Alguns poucos homens preocupados e atentos ao desenvolvimento asseveram que nunca o ser humano como indivíduo esteve tão só, ao mesmo tempo em que jamais teve a noção de fazer parte do mundo com tanta força e convicção. Acreditando que pode ser alguém – quando não o é, e está muito longe disso -, que tenha seus valores respeitados. Ter dignidade. Que é livre para gritar por suas vontades e ideologias. No entanto o cordão umbilical com o mundo jamais esteve tão esgarçado. Somente o indivíduo não sabe que está só e mais, em tempo algum esteve tão só.

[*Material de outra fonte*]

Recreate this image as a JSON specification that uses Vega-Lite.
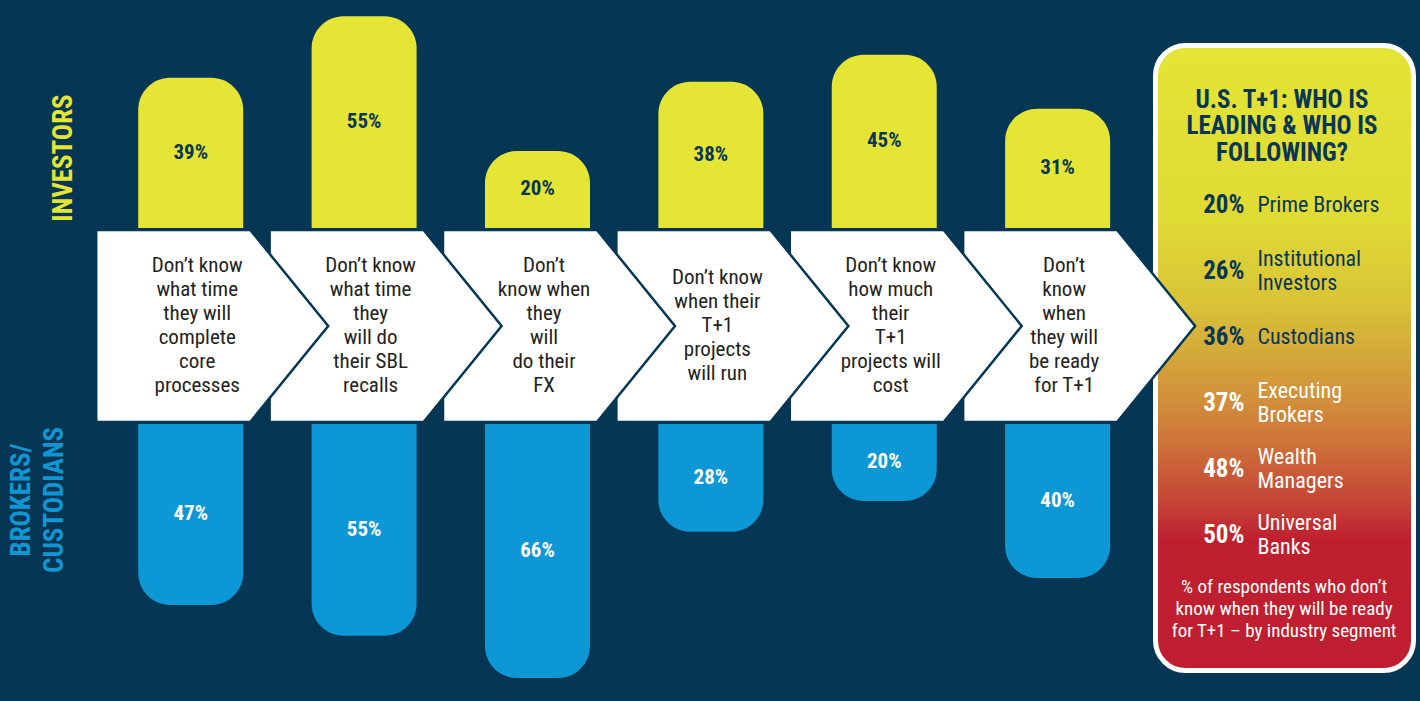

A socialização vertiginosamente conversora conseguiu arrebanhar o indivíduo em nichos religiosos, nichos imperceptivelmente viciantes que os mantêm aficionados e dependentes. O que algumas percepções alcançam vez por outra e não podem lutar contra é a prisão – de segurança psicológica máxima - a que estão inseridos, mas a condição existencial se fechou a tal ponto que não é possível o grito, o pedido de socorro – se se conjecturasse a mínima intenção. A verdade é que ele nem é expressado; existe uma conivência filial, quase sacralizada, uma espécie de sacerdócio à submissão em todas as instâncias e graus.

Ser humano hoje é não ser, é ser o externo. É ser um vários membros, isto é, fazer parte de algo que ainda chamamos família - ou não, mais cedo do que nunca -, e daí ser, tornar-se membro de inúmeras outras comunidades que nos mantém dentro de um ciclo, uma espiral compreendida e compartilhada por todos como: estes são os nossos tempos; e ainda que não pensemos nisso, pois não se pensa mais em nada fora disso, associa-se com participações coadjuvantes - que assim entende, afinal tudo é formatado para se ser o personagem principal - de amantes de toda ordem a preencher os dias.












Em tempo.: Pá de cal


Grupos alternativos - E sobre a obrigatoriedade de fazer parte de partidos outros, alternativos, descolados, da hora; de filiar-se e se engajar e lutar contra o status quo; grupinhos, grupelhos e suas tribos de revoltados. Não há a mínima possibilidade de se ser um ser só. Então é preciso estar engajado, unido; do contrário você se torna uma espécie de pária, de proscrito, esquisito – então é necessário estar muito bem resolvido para segura essa onda. E enquanto estes autointitulados outsiders descolados - agitadores escolarizados - se revezam, se multiplicam, se associam; não captam que são observados e se demoram a perceber que também eles são permitidos – sua luta é assistida; seu engajamento é monitorado.

Fazer parte de um grupo que se autodenomina amotinados tramps pode ser um estilo de vida, um instante de rebeldia bastante sadio; ou a insistência continuada de se mostrar apenas um teimoso covarde e inconsequente quando invariavelmente se está em verdade optando por fazer parte de mais uma solução anódina lúdica encontrada para também passar os dias.

*





Em momento algum estivemos tão só – inclusive, obrigados – e com tanto a nossa disposição para a derradeira e inegociável introspecção, no entanto jamais estivemos tão dispersos, portanto tão longe do auspicioso recolhimento.